Integration of theories/Ints/Z/* in ZArith and large cleanup and extension of Zdiv

Some details: 

 - ZAux.v is the only file left in Ints/Z. The few elements that remain in it
   are rather specific or compatibility oriented. Others parts and files have 
   been either deleted when unused or pushed into some place of ZArith. 
 - Ints/List/ is removed since it was not needed anymore
 - Ints/Tactic.v disappear: some of its tactic were unused, some already in 
   Tactics.v (case_eq, f_equal instead of eq_tac), and the nice contradict 
   has been added to Tactics.v
 - Znumtheory inherits lots of results about Zdivide, rel_prime, prime, Zgcd, ...
 - A new file Zpow_facts inherits lots of results about Zpower. Placing them 
   into Zpower would have been difficult with respect to compatibility 
   (import of ring)
 - A few things added to Zmax, Zabs, Znat, Zsqrt, Zeven, Zorder
 - Adequate adaptations to Ints/num/* (mainly renaming of lemmas) 
 
Now, concerning Zdiv, the behavior when dividing by a negative number is now 
fully proved. When this was possible, existing lemmas has been extended, 
either from strictly positive to non-zero divisor, or even to arbitrary 
divisor (especially when playing with Zmod). These extended lemmas are named
with the suffix _full, whereas the original restrictive lemmas are retained 
for compatibility. Several lemmas now have shorter proofs (based on unicity 
lemmas). Lemmas are now more or less organized by themes (division and order, 
division and usual operations, etc). Three possible choices of spec for 
divisions on negative numbers are presented: this Zdiv, the ocaml approach
and the remainder-always-positive approach. The ugly behavior of Zopp 
with the current choice of Zdiv/Zmod is now fully covered. A embryo of 
division "a la Ocaml" is given: Odiv and Omod. 

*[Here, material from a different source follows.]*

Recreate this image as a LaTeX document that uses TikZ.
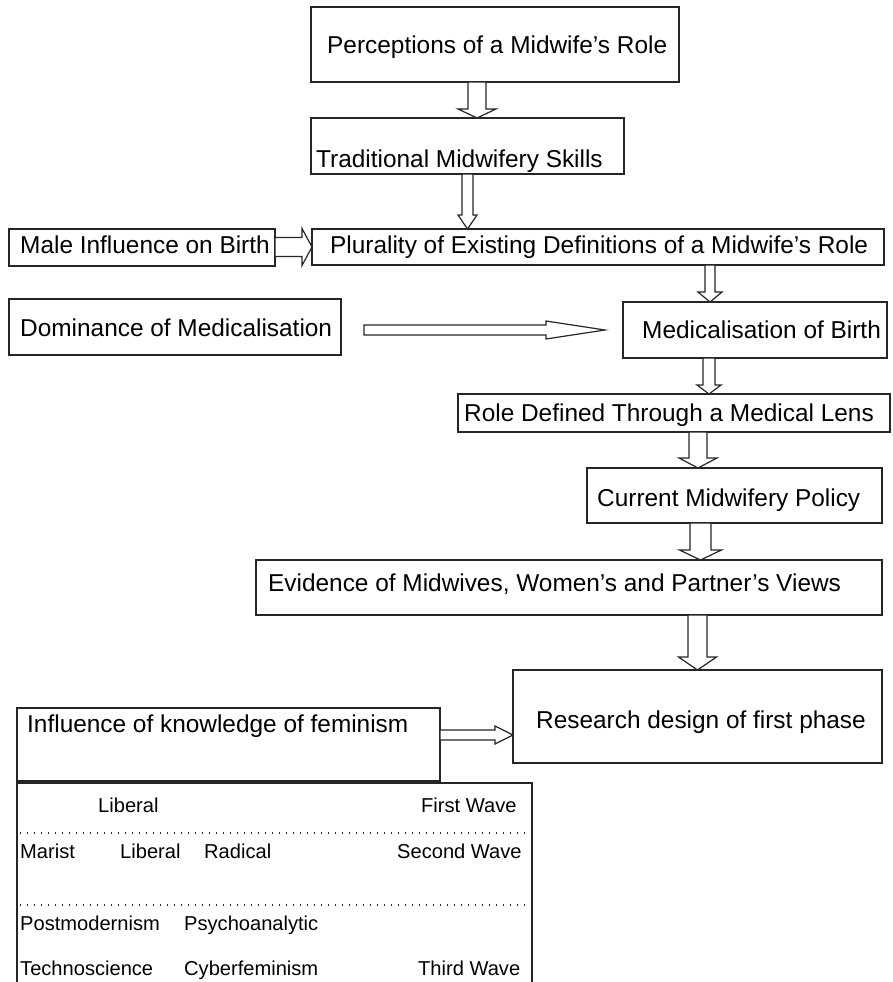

git-svn-id: svn+ssh://scm.gforge.inria.fr/svn/coq/trunk@10291 85f007b7-540e-0410-9357-904b9bb8a0f7

1 files changed, 27 insertions, 1 deletions

diff --git a/theories/ZArith/Zorder.v b/theories/ZArith/Zorder.v
index 45369561d..454560b85 100644
--- a/theories/ZArith/Zorder.v
+++ b/theories/ZArith/Zorder.v
@@ -7,7 +7,7 @@
 (************************************************************************)
 (*i $Id$ i*)
 
-(** Binary Integers (Pierre Crégut (CNET, Lannion, France) *)
+(** Binary Integers (Pierre Crégut (CNET, Lannion, France) *)
 
 Require Import BinPos.
 Require Import BinInt.
@@ -997,5 +997,31 @@ Proof.
     rewrite <- Zplus_assoc; rewrite Zplus_opp_l; rewrite Zplus_0_r; exact H. 
 Qed.
 
+Lemma Zmult_lt_compat:
+  forall n m p q : Z, 0 <= n < p -> 0 <= m < q -> n * m < p * q.
+Proof.
+  intros n m p q (H1, H2) (H3,H4).
+  assert (0<p) by (apply Zle_lt_trans with n; auto).
+  assert (0<q) by (apply Zle_lt_trans with m; auto).
+  case Zle_lt_or_eq with (1 := H1); intros H5; auto with zarith.
+  case Zle_lt_or_eq with (1 := H3); intros H6; auto with zarith.
+  apply Zlt_trans with (n * q).
+  apply Zmult_lt_compat_l; auto.
+  apply Zmult_lt_compat_r; auto with zarith.
+  rewrite <- H6; rewrite Zmult_0_r; apply Zmult_lt_0_compat; auto with zarith.
+  rewrite <- H5; simpl; apply Zmult_lt_0_compat; auto with zarith.
+Qed.
+
+Lemma Zmult_lt_compat2: 
+  forall n m p q : Z, 0 < n <= p -> 0 < m < q -> n * m < p * q.
+Proof.
+  intros n m p q (H1, H2) (H3, H4).
+  apply Zle_lt_trans with (p * m).
+  apply Zmult_le_compat_r; auto.
+  apply Zlt_le_weak; auto.
+  apply Zmult_lt_compat_l; auto.
+  apply Zlt_le_trans with n; auto.
+Qed.
+
 (** For compatibility *)
 Notation Zlt_O_minus_lt := Zlt_0_minus_lt (only parsing).